Todos estos procesos hacia una transición política no se dieron acompasados en las entidades federativas, aun cuando en éstas se hayan manifestado las más claras evidencias de la voluntad popular por el cambio al perder el PRI las primeras gubernaturas.

Los órganos fiscalizadores del ejercicio presupuestal, para darle capacidad a los Congresos locales de cumplir con su función constitucional en este sentido, no se robustecieron ni en lo técnico ni en lo político. Por una parte, la dominancia mayoritaria del PRI en los Congresos locales y, por la otra, la baja exigencia opositora y ciudadana por fortalecer los órganos técnicos responsables de revisar las cuentas públicas, ha dado como resultado que éstos hayan quedado debilitados al darse la alternancia en la presidencia de la República, y con ella la dispersión del poder político, hasta entonces superconcentrado, el cual fue tomado en gran medida por los gobernadores.

Quien tuvo poder para tomar parte del poder que ejercía una sola entidad política —la presidencia de la República— lo hizo. Desde luego, uno de los destinos del poder otrora concentrado fueron los gobiernos de los estados.

Con más poder político los gobernadores han conseguido la canalización de más recursos a sus entidades, incluso los provenientes de la renta petrolera, sin tener a quién —en serio— rendir cuentas, ni siquiera a su ciudadanía electora, ya que no son ellos quienes le cobran los impuestos, sino el gobierno federal.
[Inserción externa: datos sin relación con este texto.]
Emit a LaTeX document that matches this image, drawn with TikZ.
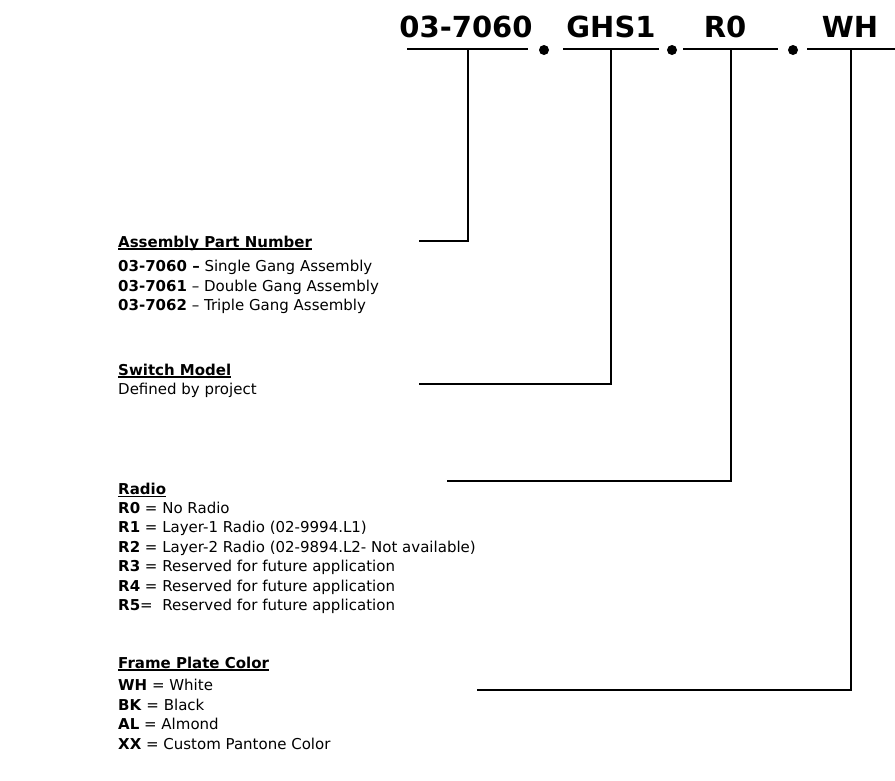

Más poder político, más recursos presupuestales para su ejercicio, aunado a la discrecionalidad para obtener créditos en montos elevados sin transparencia y rendición de cuentas verdadera, es una distorsión grave, consecuencia de la transición inacabada, la cual se ha querido circunscribir tan sólo al plano electoral, sin tomar en cuenta que para consolidarse es indispensable emprender las transformaciones al andamiaje institucional del Estado que no se corresponde con la nueva realidad de avance democrático.

El feuderalismo ha engendrado la dinerocracia propiciadora, a su vez, de corrupción e impunidad, que son la metástasis que corroe a la nación.